• **Data block**
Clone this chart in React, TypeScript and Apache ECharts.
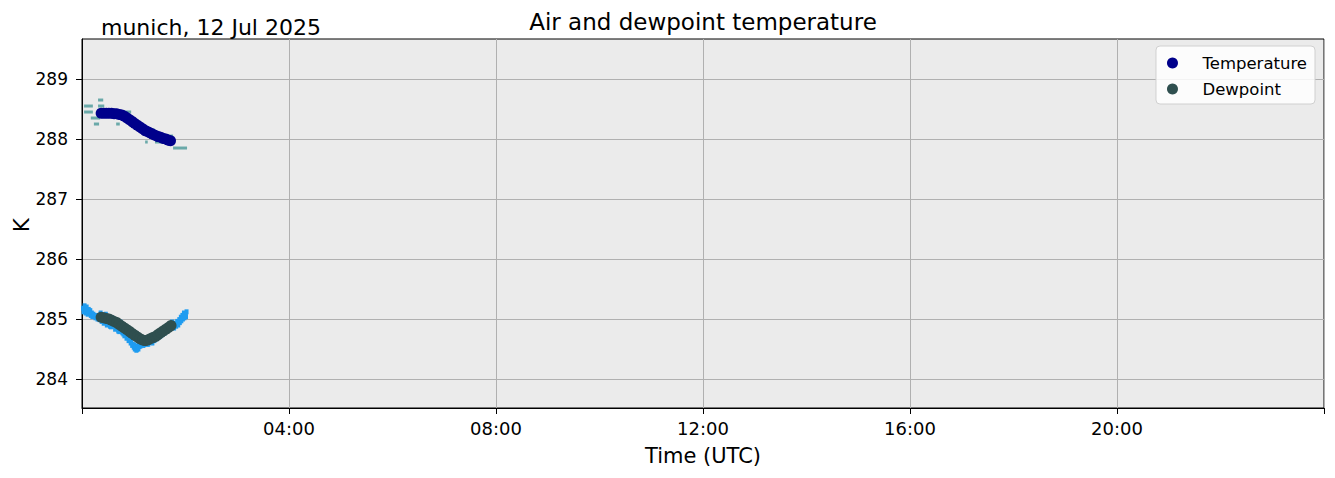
import React, { useEffect, useRef } from "react";
import * as echarts from "echarts";

// Time in hours (UTC), values in K
const tempTimes = [0.37, 0.42, 0.47, 0.52, 0.57, 0.62, 0.67, 0.72, 0.77, 0.82, 0.87, 0.92, 0.97, 1.02, 1.07, 1.12, 1.17, 1.22, 1.27, 1.32, 1.37, 1.42, 1.47, 1.52, 1.57, 1.62, 1.67, 1.71];
const tempValues = [288.43, 288.43, 288.43, 288.43, 288.43, 288.42, 288.42, 288.41, 288.40, 288.38, 288.35, 288.32, 288.29, 288.26, 288.23, 288.20, 288.17, 288.14, 288.12, 288.10, 288.08, 288.06, 288.04, 288.03, 288.01, 288.00, 287.98, 287.97];

const dewTimes = [0.37, 0.42, 0.47, 0.52, 0.57, 0.62, 0.67, 0.72, 0.77, 0.82, 0.87, 0.92, 0.97, 1.02, 1.07, 1.12, 1.17, 1.22, 1.27, 1.32, 1.37, 1.42, 1.47, 1.52, 1.57, 1.62, 1.67, 1.72];
const dewValues = [285.03, 285.02, 285.01, 285.00, 284.98, 284.96, 284.94, 284.91, 284.88, 284.85, 284.82, 284.79, 284.76, 284.73, 284.70, 284.67, 284.65, 284.64, 284.65, 284.67, 284.69, 284.71, 284.74, 284.77, 284.80, 284.83, 284.86, 284.89];

// raw temperature samples: [start hour, end hour, value]
const rawTempSegments = [
  [0.04, 0.21, 288.55], [0.04, 0.21, 288.45], [0.17, 0.35, 288.35], [0.23, 0.33, 288.25],
  [0.31, 0.41, 288.65], [0.31, 0.43, 288.55], [0.35, 0.73, 288.45], [0.66, 0.73, 288.25],
  [0.73, 0.95, 288.45], [0.95, 1.10, 288.25], [1.10, 1.24, 288.15], [1.22, 1.27, 287.95],
  [1.28, 1.41, 288.15], [1.41, 1.57, 287.95], [1.57, 1.66, 288.05], [1.66, 1.76, 288.05],
  [1.76, 2.03, 287.85],
];

// raw dewpoint samples: [hour, value]
const rawDewPoints = [
  [0.02, 285.18], [0.03, 285.12], [0.05, 285.22], [0.06, 285.15], [0.07, 285.10], [0.09, 285.20],
  [0.10, 285.13], [0.11, 285.08], [0.13, 285.16], [0.14, 285.11], [0.16, 285.14], [0.17, 285.06],
  [0.19, 285.10], [0.20, 285.04], [0.22, 285.08], [0.24, 285.05], [0.26, 285.02], [0.28, 285.06],
  [0.30, 285.00], [0.32, 285.04], [0.34, 284.99], [0.36, 285.10], [0.38, 284.96], [0.40, 285.03],
  [0.42, 284.93], [0.44, 284.95], [0.46, 285.08], [0.48, 284.90], [0.50, 284.99], [0.52, 284.92],
  [0.54, 284.88], [0.56, 284.87], [0.58, 285.02], [0.60, 284.88], [0.62, 284.95], [0.64, 284.83],
  [0.66, 284.86], [0.68, 284.84], [0.70, 284.80], [0.72, 284.79], [0.74, 284.95], [0.76, 284.82],
  [0.78, 284.77], [0.80, 284.75], [0.82, 284.72], [0.84, 284.73], [0.86, 284.68], [0.88, 284.69],
  [0.90, 284.64], [0.92, 284.65], [0.94, 284.60], [0.95, 284.62], [0.97, 284.56], [0.98, 284.58],
  [1.00, 284.53], [1.01, 284.57], [1.02, 284.50], [1.03, 284.54], [1.04, 284.55], [1.05, 284.48],
  [1.06, 284.49], [1.07, 284.52], [1.08, 284.53], [1.09, 284.50], [1.10, 284.57], [1.11, 284.54],
  [1.13, 284.55], [1.15, 284.58], [1.16, 284.59], [1.18, 284.56], [1.20, 284.57], [1.22, 284.60],
  [1.24, 284.60], [1.26, 284.58], [1.28, 284.58], [1.30, 284.61], [1.32, 284.62], [1.34, 284.63],
  [1.36, 284.60], [1.38, 284.65], [1.40, 284.64], [1.42, 284.68], [1.44, 284.67], [1.46, 284.69],
  [1.48, 284.70], [1.50, 284.72], [1.52, 284.72], [1.54, 284.74], [1.56, 284.75], [1.58, 284.77],
  [1.60, 284.77], [1.62, 284.80], [1.64, 284.80], [1.66, 284.82], [1.68, 284.84], [1.70, 284.86],
  [1.72, 284.87], [1.74, 284.95], [1.76, 284.90], [1.78, 284.85], [1.80, 284.93], [1.82, 284.88],
  [1.84, 284.96], [1.86, 284.90], [1.88, 284.99], [1.89, 284.94], [1.91, 285.03], [1.92, 284.97],
  [1.94, 285.06], [1.95, 285.00], [1.97, 285.10], [1.98, 285.02], [2.00, 285.07], [2.02, 285.12],
  [2.01, 285.04],
];

const yTicks = [284, 285, 286, 287, 288, 289];
const titleText = "Air and dewpoint temperature";
const subtitleText = "munich, 12 Jul 2025";
const xName = "Time (UTC)";
const yName = "K";

const FONT = "DejaVu Sans";

export default function App() {
  const ref = useRef<HTMLDivElement>(null);
  useEffect(() => {
    if (!ref.current) return;
    const chart = echarts.init(ref.current, undefined, { renderer: "svg" });
    const tempData = tempTimes.map((t, i) => [t, tempValues[i]]);
    const dewData = dewTimes.map((t, i) => [t, dewValues[i]]);
    const segRender = (color: string) => (params: any, api: any) => {
      const s = api.coord([api.value(0), api.value(2)]);
      const e = api.coord([api.value(1), api.value(2)]);
      return {
        type: "rect",
        shape: { x: s[0], y: s[1] - 1.5, width: Math.max(2, e[0] - s[0]), height: 3 },
        style: { fill: color },
      };
    };
    chart.setOption({
      animation: false,
      backgroundColor: "#ffffff",
      textStyle: { fontFamily: FONT },
      grid: {
        left: 82, right: 11, top: 39, bottom: 70,
        show: true, backgroundColor: "#EBEBEB", borderColor: "#000", borderWidth: 1,
      },
      xAxis: {
        type: "value", min: 0, max: 24, interval: 4,
        axisLine: { show: true, lineStyle: { color: "#000", width: 1 } },
        axisTick: { show: true, length: 6, lineStyle: { color: "#000" } },
        axisLabel: {
          fontFamily: FONT, fontSize: 18, color: "#000", margin: 11,
          formatter: (v: number) => (v === 0 || v === 24 ? "" : String(v).padStart(2, "0") + ":00"),
        },
        splitLine: { show: true, lineStyle: { color: "#b0b0b0", width: 1 } },
      },
      yAxis: {
        type: "value", min: 283.517, max: 289.667,
        axisLine: { show: true, lineStyle: { color: "#000", width: 1 } },
        axisTick: { show: true, length: 6, lineStyle: { color: "#000" }, customValues: yTicks },
        axisLabel: { fontFamily: FONT, fontSize: 17, color: "#000", margin: 14, customValues: yTicks, formatter: (v: number) => String(Math.round(v)) },
        splitLine: { show: true, lineStyle: { color: "#b0b0b0", width: 1 } },
      },
      legend: {
        data: ["Temperature", "Dewpoint"],
        orient: "vertical",
        right: 20, top: 46,
        icon: "circle",
        itemWidth: 26, itemHeight: 11, itemGap: 6,
        padding: [7, 8, 5, 11],
        backgroundColor: "rgba(255,255,255,0.85)",
        borderColor: "#d0d0d0", borderWidth: 1, borderRadius: 4,
        textStyle: { fontFamily: FONT, fontSize: 16.5, color: "#000", lineHeight: 20, padding: [0, 0, 0, 12] },
      },
      graphic: [
        { type: "text", x: 703, y: 22, style: { text: titleText, font: `23px "${FONT}"`, fill: "#000", textAlign: "center", textVerticalAlign: "middle" } },
        { type: "text", x: 101, y: 27, style: { text: subtitleText, font: `22px "${FONT}"`, fill: "#000", textAlign: "left", textVerticalAlign: "middle" } },
        { type: "text", x: 703, y: 456, style: { text: xName, font: `21px "${FONT}"`, fill: "#000", textAlign: "center", textVerticalAlign: "middle" } },
        { type: "text", x: 22, y: 225, rotation: Math.PI / 2, style: { text: yName, font: `21px "${FONT}"`, fill: "#000", textAlign: "center", textVerticalAlign: "middle" } },
      ],
      series: [
        {
          name: "Temperature raw", type: "custom", data: rawTempSegments,
          encode: { x: [0, 1], y: 2 }, renderItem: segRender("#6aa9a9"), silent: true, z: 1,
        },
        {
          name: "Dewpoint raw", type: "scatter", data: rawDewPoints,
          symbol: "rect", symbolSize: [4, 5], itemStyle: { color: "#1f9cf0", opacity: 1 }, silent: true, z: 1,
        },
        {
          name: "Temperature", type: "scatter", data: tempData,
          symbol: "circle", symbolSize: 11, itemStyle: { color: "#00008B", opacity: 1 }, z: 3,
        },
        {
          name: "Dewpoint", type: "scatter", data: dewData,
          symbol: "circle", symbolSize: 11, itemStyle: { color: "#2F4F4F", opacity: 1 }, z: 3,
        },
      ],
    });
    return () => chart.dispose();
  }, []);
  return <div ref={ref} style={{ position: "absolute", left: 0, top: 0, width: 1335, height: 478 }} />;
}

• **Your objective**
Quote, please, every line of the material above from its start through the line that has "import * as", reproducing the words exactly and dropping any images.

• **The answer**
Clone this chart in React, TypeScript and Apache ECharts.
import React, { useEffect, useRef } from "react";
import * as echarts from "echarts";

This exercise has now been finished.